[start Data provided]

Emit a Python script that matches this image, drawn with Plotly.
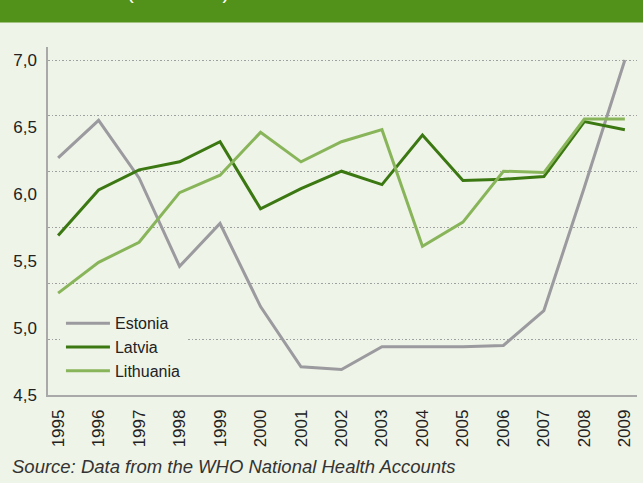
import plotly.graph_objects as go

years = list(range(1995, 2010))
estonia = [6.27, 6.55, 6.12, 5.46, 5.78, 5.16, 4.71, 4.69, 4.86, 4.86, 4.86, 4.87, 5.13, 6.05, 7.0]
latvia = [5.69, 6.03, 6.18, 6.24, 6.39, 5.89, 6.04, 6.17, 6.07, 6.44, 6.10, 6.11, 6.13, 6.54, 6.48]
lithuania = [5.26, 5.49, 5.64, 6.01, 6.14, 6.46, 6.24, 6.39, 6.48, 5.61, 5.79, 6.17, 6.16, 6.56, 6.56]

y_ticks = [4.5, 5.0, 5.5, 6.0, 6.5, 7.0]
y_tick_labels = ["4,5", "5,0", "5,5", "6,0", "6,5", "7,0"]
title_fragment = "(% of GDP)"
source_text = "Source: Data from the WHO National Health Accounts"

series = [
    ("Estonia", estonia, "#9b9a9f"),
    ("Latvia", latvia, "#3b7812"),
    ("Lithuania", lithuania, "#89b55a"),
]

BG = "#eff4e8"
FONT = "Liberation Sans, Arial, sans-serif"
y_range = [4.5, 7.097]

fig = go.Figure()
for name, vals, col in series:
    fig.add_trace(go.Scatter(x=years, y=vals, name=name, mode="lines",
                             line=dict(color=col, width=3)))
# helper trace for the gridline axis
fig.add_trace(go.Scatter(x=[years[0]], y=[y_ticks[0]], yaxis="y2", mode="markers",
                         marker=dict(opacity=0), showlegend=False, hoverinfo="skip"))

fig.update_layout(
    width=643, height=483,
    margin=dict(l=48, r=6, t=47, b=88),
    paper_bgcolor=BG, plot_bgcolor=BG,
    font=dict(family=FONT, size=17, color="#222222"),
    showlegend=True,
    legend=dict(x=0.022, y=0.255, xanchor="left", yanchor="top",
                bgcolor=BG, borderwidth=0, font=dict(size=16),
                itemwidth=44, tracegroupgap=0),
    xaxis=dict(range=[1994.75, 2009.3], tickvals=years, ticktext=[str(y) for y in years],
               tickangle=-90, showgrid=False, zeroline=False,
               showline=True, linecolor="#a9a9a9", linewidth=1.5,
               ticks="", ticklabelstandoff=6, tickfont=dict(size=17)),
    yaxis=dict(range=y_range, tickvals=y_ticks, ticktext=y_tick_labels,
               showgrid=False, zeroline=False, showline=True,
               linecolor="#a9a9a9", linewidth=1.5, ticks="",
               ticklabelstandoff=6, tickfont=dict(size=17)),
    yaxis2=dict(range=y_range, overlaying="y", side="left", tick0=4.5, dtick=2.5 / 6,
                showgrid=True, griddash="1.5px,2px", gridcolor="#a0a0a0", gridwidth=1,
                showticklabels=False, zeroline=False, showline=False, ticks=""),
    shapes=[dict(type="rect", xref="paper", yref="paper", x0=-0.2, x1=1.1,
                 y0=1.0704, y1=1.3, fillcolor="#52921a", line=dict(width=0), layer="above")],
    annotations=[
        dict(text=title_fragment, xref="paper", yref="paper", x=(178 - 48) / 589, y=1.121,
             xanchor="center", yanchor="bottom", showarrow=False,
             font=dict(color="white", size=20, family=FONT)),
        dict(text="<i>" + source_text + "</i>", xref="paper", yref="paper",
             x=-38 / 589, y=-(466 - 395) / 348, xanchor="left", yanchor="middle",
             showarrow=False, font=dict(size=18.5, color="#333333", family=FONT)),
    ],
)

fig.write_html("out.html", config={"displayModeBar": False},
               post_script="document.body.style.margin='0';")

[end Data provided]

→ What you have to do: Pictures are excluded: retype only the lines from the beginning of the listing above through the line with "6.16, 6.56, 6.56]", both included.

→ Reply to the exercise:
Emit a Python script that matches this image, drawn with Plotly.
import plotly.graph_objects as go

years = list(range(1995, 2010))
estonia = [6.27, 6.55, 6.12, 5.46, 5.78, 5.16, 4.71, 4.69, 4.86, 4.86, 4.86, 4.87, 5.13, 6.05, 7.0]
latvia = [5.69, 6.03, 6.18, 6.24, 6.39, 5.89, 6.04, 6.17, 6.07, 6.44, 6.10, 6.11, 6.13, 6.54, 6.48]
lithuania = [5.26, 5.49, 5.64, 6.01, 6.14, 6.46, 6.24, 6.39, 6.48, 5.61, 5.79, 6.17, 6.16, 6.56, 6.56]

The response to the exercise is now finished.